### DATASET RECORDS
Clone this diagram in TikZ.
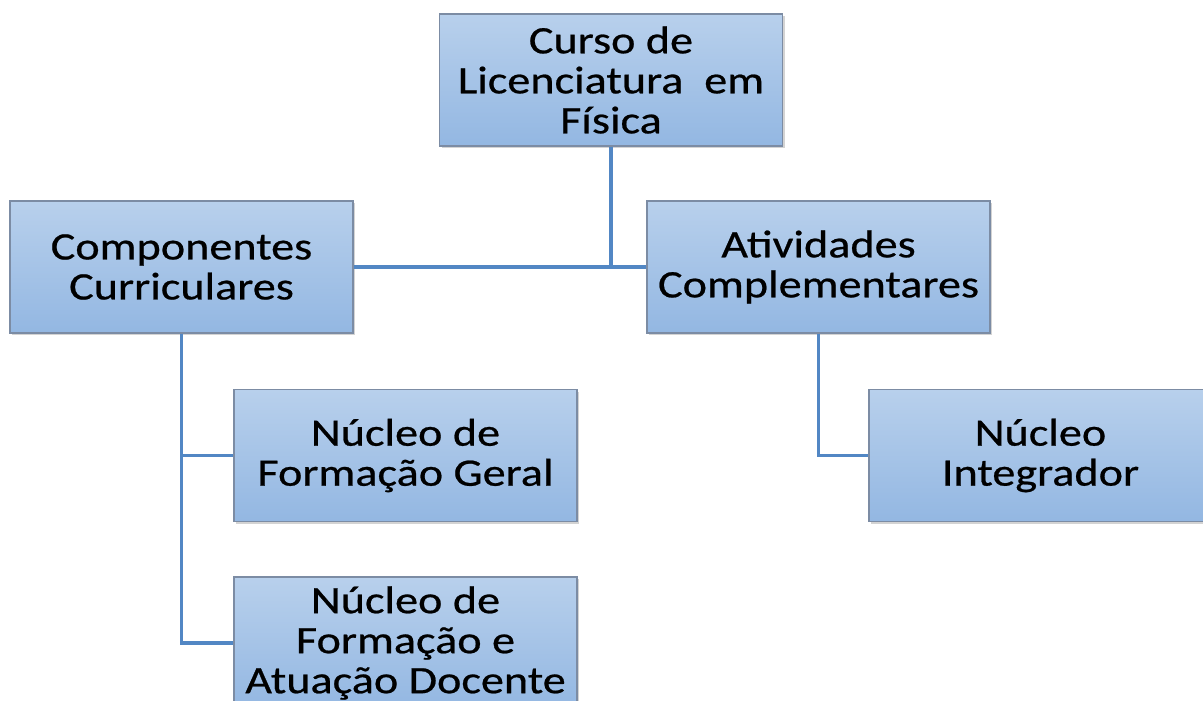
\documentclass[tikz,border=0pt]{standalone}
\usepackage{fontspec}
\setmainfont{Carlito}[FakeStretch=1.19, FakeBold=0.6]
\usepackage{tikz}
\usetikzlibrary{shadows}

\definecolor{boxtop}{HTML}{B8D0EC}
\definecolor{boxbottom}{HTML}{93B7E2}
\definecolor{boxline}{HTML}{7C8CA4}
\definecolor{linkblue}{HTML}{5287C4}

\begin{document}
\begin{tikzpicture}

    \tikzstyle{org box} = [rectangle, draw=boxline, line width=0.8pt,
        top color=boxtop, bottom color=boxbottom,
        minimum width=8.575cm, minimum height=3.3cm, inner sep=0pt,
        align=center, font=\fontsize{27.6}{28.45}\selectfont,
        drop shadow={shadow xshift=0.05cm, shadow yshift=-0.05cm, opacity=0.35}];
    \tikzstyle{org link} = [draw=linkblue, line width=2.6pt];

    \useasboundingbox (0,0) rectangle (30.075,-17.525);
    \clip (0,0) rectangle (30.075,-17.525);

    % Boxes
    \node[org box] (curso) at (15.275,-2.0) {Curso de\\Licenciatura\ \ em\\Física};
    \node[org box] (comp) at (4.5375,-6.675) {Componentes\\Curriculares};
    \node[org box] (ativ) at (20.4625,-6.675) {Atividades\\Complementares};
    \node[org box] (geral) at (10.1375,-11.3875) {Núcleo de\\Formação Geral};
    \node[org box] (docente) at (10.1375,-16.075) {Núcleo de\\Formação e\\Atuação Docente};
    \node[org box] (integ) at (26.0125,-11.3875) {Núcleo\\Integrador};

    % Links
    \draw[org link] (curso.south) -- (curso.south |- comp.east);
    \draw[org link] (comp.east) -- (ativ.west);
    \draw[org link] (comp.south) -- (comp.south |- docente.west) -- (docente.west);
    \draw[org link] (comp.south |- geral.west) -- (geral.west);
    \draw[org link] (ativ.south) -- (ativ.south |- integ.west) -- (integ.west);

\end{tikzpicture}
\end{document}
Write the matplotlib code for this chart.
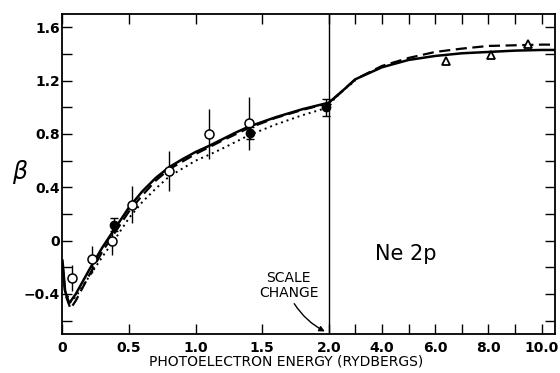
import numpy as np
import matplotlib.pyplot as plt

# photoelectron energy (Rydbergs) and beta for the three calculated curves
solid_x = [0.0, 0.02, 0.05, 0.1, 0.2, 0.3, 0.4, 0.5, 0.6, 0.7, 0.8, 0.9, 1.0, 1.1, 1.2, 1.3,
           1.4, 1.5, 1.6, 1.7, 1.8, 1.9, 2.0, 2.5, 3.0, 4.0, 5.0, 6.0, 7.0, 8.0, 9.0, 10.0, 10.5]
solid_y = [-0.15, -0.38, -0.47, -0.40, -0.22, -0.05, 0.10, 0.25, 0.37, 0.47, 0.55, 0.61, 0.665,
           0.71, 0.76, 0.81, 0.855, 0.89, 0.925, 0.955, 0.985, 1.01, 1.034, 1.12, 1.21, 1.30,
           1.355, 1.385, 1.405, 1.415, 1.425, 1.43, 1.43]

dash_x = [0.0, 0.02, 0.06, 0.1, 0.2, 0.3, 0.4, 0.5, 0.6, 0.7, 0.8, 1.0, 1.2, 1.4, 1.6, 1.8,
          2.0, 2.5, 3.0, 4.0, 5.0, 6.0, 7.0, 8.0, 9.0, 10.0, 10.5]
dash_y = [-0.17, -0.40, -0.51, -0.45, -0.26, -0.08, 0.07, 0.22, 0.34, 0.45, 0.535, 0.65, 0.75,
          0.845, 0.92, 0.98, 1.03, 1.12, 1.21, 1.31, 1.37, 1.415, 1.44, 1.46, 1.465, 1.47, 1.47]

dot_x = [0.0, 0.02, 0.06, 0.1, 0.2, 0.3, 0.4, 0.5, 0.6, 0.7, 0.8, 1.0, 1.1, 1.2, 1.4, 1.5,
         1.6, 1.8, 2.0, 2.2, 2.5, 3.0]
dot_y = [-0.20, -0.38, -0.46, -0.42, -0.27, -0.12, 0.02, 0.17, 0.29, 0.39, 0.48, 0.60, 0.643,
         0.69, 0.79, 0.83, 0.87, 0.94, 1.0, 1.06, 1.12, 1.20]

# measurements
open_x = [0.07, 0.22, 0.37, 0.52, 0.80, 1.10, 1.40]
open_y = [-0.28, -0.14, 0.0, 0.27, 0.52, 0.80, 0.88]
open_err = [0.10, 0.10, 0.11, 0.14, 0.15, 0.19, 0.20]

filled_x = [0.39, 1.41, 1.98]
filled_y = [0.12, 0.81, 1.0]
filled_err = [0.05, 0.045, 0.065]

tri_x = [6.4, 8.1, 9.5]
tri_y = [1.35, 1.395, 1.475]

xtick_vals = [0, 0.5, 1.0, 1.5, 2.0, 4.0, 6.0, 8.0, 10.0]
xtick_labels = ["0", "0.5", "1.0", "1.5", "2.0", "4.0", "6.0", "8.0", "10.0"]
xminor_vals = [3.0, 5.0, 7.0, 9.0]
ytick_vals = [-0.4, 0, 0.4, 0.8, 1.2, 1.6]
ytick_labels = ["\u22120.4", "0", "0.4", "0.8", "1.2", "1.6"]


# scale change at 2.0: above it the axis is compressed by 5
def fwd(x):
    x = np.asarray(x, dtype=float)
    return np.where(x <= 2.0, x, 2.0 + (x - 2.0) / 5.0)


def inv(u):
    u = np.asarray(u, dtype=float)
    return np.where(u <= 2.0, u, 2.0 + (u - 2.0) * 5.0)


plt.rcParams['font.family'] = ['DejaVu Sans']
fig = plt.figure(figsize=(5.6, 3.73), dpi=100)
ax = fig.add_axes([0.1116, 0.1046, 0.8794, 0.858])
ax.set_xscale('function', functions=(fwd, inv))
ax.set_xlim(0, 10.5)
ax.set_ylim(-0.70, 1.70)

ax.plot(solid_x, solid_y, color='k', lw=1.8)
ax.plot(dash_x, dash_y, color='k', lw=1.6, dashes=(5, 2.5))
ax.plot(dot_x, dot_y, color='k', lw=1.4, ls=(0, (1, 2)))

ax.errorbar(open_x, open_y, yerr=open_err, fmt='o', ms=6.5, mfc='white', mec='k',
            mew=1.1, ecolor='k', elinewidth=1.0, capsize=0, zorder=4)
ax.errorbar(filled_x, filled_y, yerr=filled_err, fmt='o', ms=6, mfc='k', mec='k',
            ecolor='k', elinewidth=1.0, capsize=3, capthick=1.0, zorder=5)
ax.plot(tri_x, tri_y, '^', ms=6, mfc='white', mec='k', mew=1.3, zorder=4)

ax.axvline(2.0, color='k', lw=1.0)

ax.set_xticks(xtick_vals)
ax.set_xticklabels(xtick_labels)
ax.set_xticks(xminor_vals, minor=True)
ax.set_yticks(ytick_vals)
ax.set_yticklabels(ytick_labels)
ax.set_yticks(np.arange(-0.6, 1.61, 0.2), minor=True)
ax.tick_params(which='both', direction='in', top=True, right=True, length=7, width=1.0,
               labelsize=10)
ax.tick_params(axis='x', which='major', pad=5)
ax.tick_params(axis='y', which='major', pad=2)
for lbl in ax.get_xticklabels() + ax.get_yticklabels():
    lbl.set_fontweight('bold')
for s in ax.spines.values():
    s.set_linewidth(1.3)

ax.set_xlabel("PHOTOELECTRON ENERGY (RYDBERGS)", fontsize=10)
ax.xaxis.set_label_coords(0.455, -0.065)
ax.set_ylabel("\u03b2", fontsize=17, rotation=0, style='italic', labelpad=10)
ax.yaxis.set_label_coords(-0.088, 0.47)

ax.text(4.9, -0.10, "Ne 2p", fontsize=15, ha='center', va='center')
ax.text(1.7, -0.335, "SCALE\nCHANGE", fontsize=10, ha='center', va='center',
        linespacing=1.1)
ax.annotate("", xy=(1.99, -0.69), xytext=(1.73, -0.455),
            arrowprops=dict(arrowstyle='-|>', color='k', lw=1.0, mutation_scale=8,
                            connectionstyle='arc3,rad=0.15'))

fig.savefig("out.png", dpi=100, facecolor='white')
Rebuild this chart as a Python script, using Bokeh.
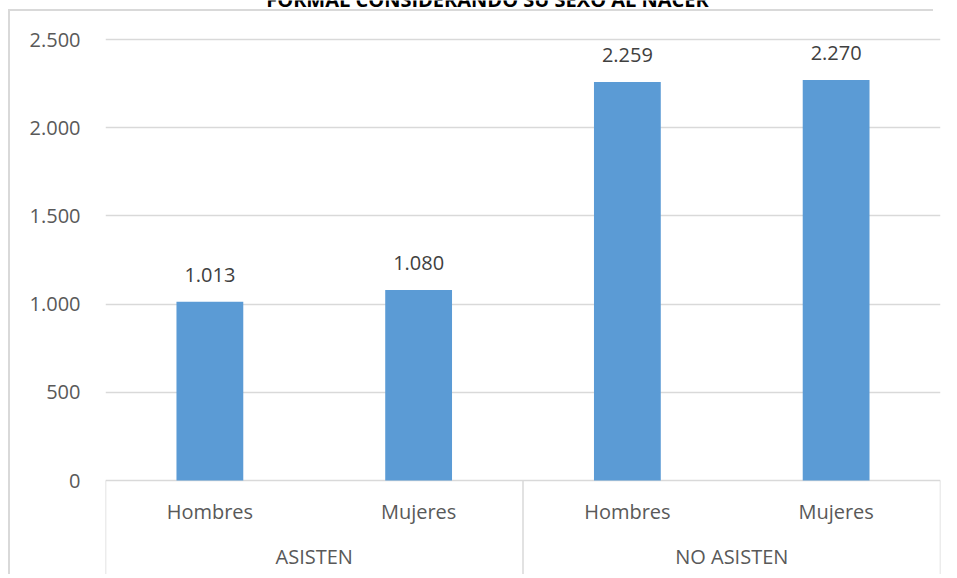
from bokeh.plotting import figure
from bokeh.models import (FactorRange, Range1d, FixedTicker, CustomJSTickFormatter,
                          ColumnDataSource, Label, InlineStyleSheet)
from bokeh.core.properties import value
from bokeh.embed import file_html
from bokeh.resources import INLINE

# ---- data ----
title = "FORMAL CONSIDERANDO SU SEXO AL NACER"
groups = ["ASISTEN", "NO ASISTEN"]
sexes = ["Hombres", "Mujeres"]
counts = [1013, 1080, 2259, 2270]
y_ticks = [0, 500, 1000, 1500, 2000, 2500]

factors = [(g, s) for g in groups for s in sexes]
labels = [f"{v:,}".replace(",", ".") for v in counts]

# ---- style ----
FONT = value("Open Sans")
BAR_COLOR = "#5B9BD5"
GRID_COLOR = "#D9D9D9"
AXIS_TEXT = "#595959"
LABEL_TEXT = "#404040"
FS = "20px"

W, H = 957, 574
TOP_TICK_PX, LEFT, RIGHT = 39, 105, 17
ZERO_PX = 480                     # canvas y of the value 0
ppu = (ZERO_PX - TOP_TICK_PX) / y_ticks[-1]
y_start = -(H - ZERO_PX) / ppu
y_end = y_ticks[-1] + TOP_TICK_PX / ppu

p = figure(width=W, height=H, output_backend="svg", toolbar_location=None,
           x_range=FactorRange(factors=factors, group_padding=0, range_padding=0,
                               factor_padding=0),
           y_range=Range1d(y_start, y_end),
           x_axis_location=None, min_border_top=0, min_border_left=LEFT,
           min_border_right=RIGHT, min_border_bottom=0)
p.stylesheets = [InlineStyleSheet(css=(
    ":host::before { content: ''; position: absolute; left: 8px; top: 9px; width: 925px; height: 0;"
    f" border: none; border-top: 2px solid {GRID_COLOR}; pointer-events: none; z-index: 10; }}"
    f":host::after {{ content: ''; position: absolute; left: 8px; top: 9px; width: 0; height: {H - 9}px;"
    f" border: none; border-left: 2px solid {GRID_COLOR}; pointer-events: none; z-index: 10; }}"))]
p.outline_line_color = None
p.background_fill_color = "white"
p.border_fill_color = "white"

p.xgrid.visible = False
p.ygrid.ticker = FixedTicker(ticks=y_ticks)
p.ygrid.grid_line_color = GRID_COLOR
p.ygrid.grid_line_width = 1.5

ax = p.yaxis[0]
ax.ticker = FixedTicker(ticks=y_ticks)
ax.formatter = CustomJSTickFormatter(
    code="return tick.toString().replace(/\\B(?=(\\d{3})+(?!\\d))/g, '.')")
ax.axis_line_color = None
ax.major_tick_line_color = None
ax.minor_tick_line_color = None
ax.major_label_standoff = 19
ax.major_label_text_font = "Open Sans"
ax.major_label_text_font_size = FS
ax.major_label_text_color = AXIS_TEXT

src = ColumnDataSource(dict(x=factors, top=counts, label=labels))
p.vbar(x="x", top="top", width=0.32, source=src, color=BAR_COLOR, line_color=None)
p.text(x="x", y="top", text="label", source=src, text_font=FONT, text_font_size=FS,
       text_color=LABEL_TEXT, text_align="center", text_baseline="bottom", y_offset=-20)

# category axis separators (left edge, between groups, right edge)
bx = [(groups[0], sexes[0], -0.5), (groups[1], sexes[0], -0.5), (groups[-1], sexes[-1], 0.5)]
p.segment(x0=bx, y0=[0] * 3, x1=bx, y1=[y_start] * 3, line_color=GRID_COLOR, line_width=1.5)

# category labels
p.text(x=factors, y=[0] * len(factors), text=[f[1] for f in factors], text_font=FONT,
       text_font_size=FS, text_color=AXIS_TEXT, text_align="center",
       text_baseline="middle", y_offset=31)
p.text(x=groups, y=[0] * len(groups), text=groups, text_font=FONT,
       text_font_size=FS, text_color=AXIS_TEXT, text_align="center",
       text_baseline="middle", y_offset=76)

# title (cut off at the top edge, as in the source image); screen units are frame-relative
p.add_layout(Label(x=487 - LEFT, y=H + 1, x_units="screen", y_units="screen", text=title,
                   text_font="Open Sans", text_font_style="bold", text_font_size="20px",
                   text_color="black", text_align="center", text_baseline="alphabetic"))

open("out.html", "w").write(file_html(p, INLINE))
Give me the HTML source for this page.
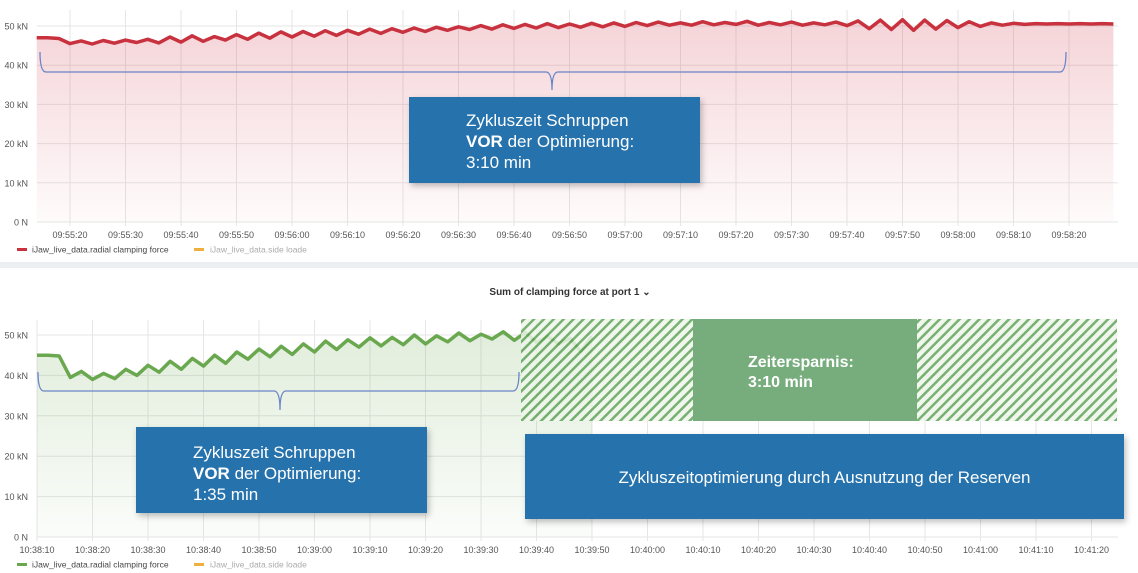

### DESCRIPTION OF THE TASK
From the line with "Rebuild this chart" to the line with "v in counts]", set down those lines word for word and only those, counting both ends. Pictures stay out of the copy.

### OUTPUT BELOW
Rebuild this chart as a Python script, using Bokeh.
from bokeh.plotting import figure
from bokeh.models import (FactorRange, Range1d, FixedTicker, CustomJSTickFormatter,
                          ColumnDataSource, Label, InlineStyleSheet)
from bokeh.core.properties import value
from bokeh.embed import file_html
from bokeh.resources import INLINE

# ---- data ----
title = "FORMAL CONSIDERANDO SU SEXO AL NACER"
groups = ["ASISTEN", "NO ASISTEN"]
sexes = ["Hombres", "Mujeres"]
counts = [1013, 1080, 2259, 2270]
y_ticks = [0, 500, 1000, 1500, 2000, 2500]

factors = [(g, s) for g in groups for s in sexes]
labels = [f"{v:,}".replace(",", ".") for v in counts]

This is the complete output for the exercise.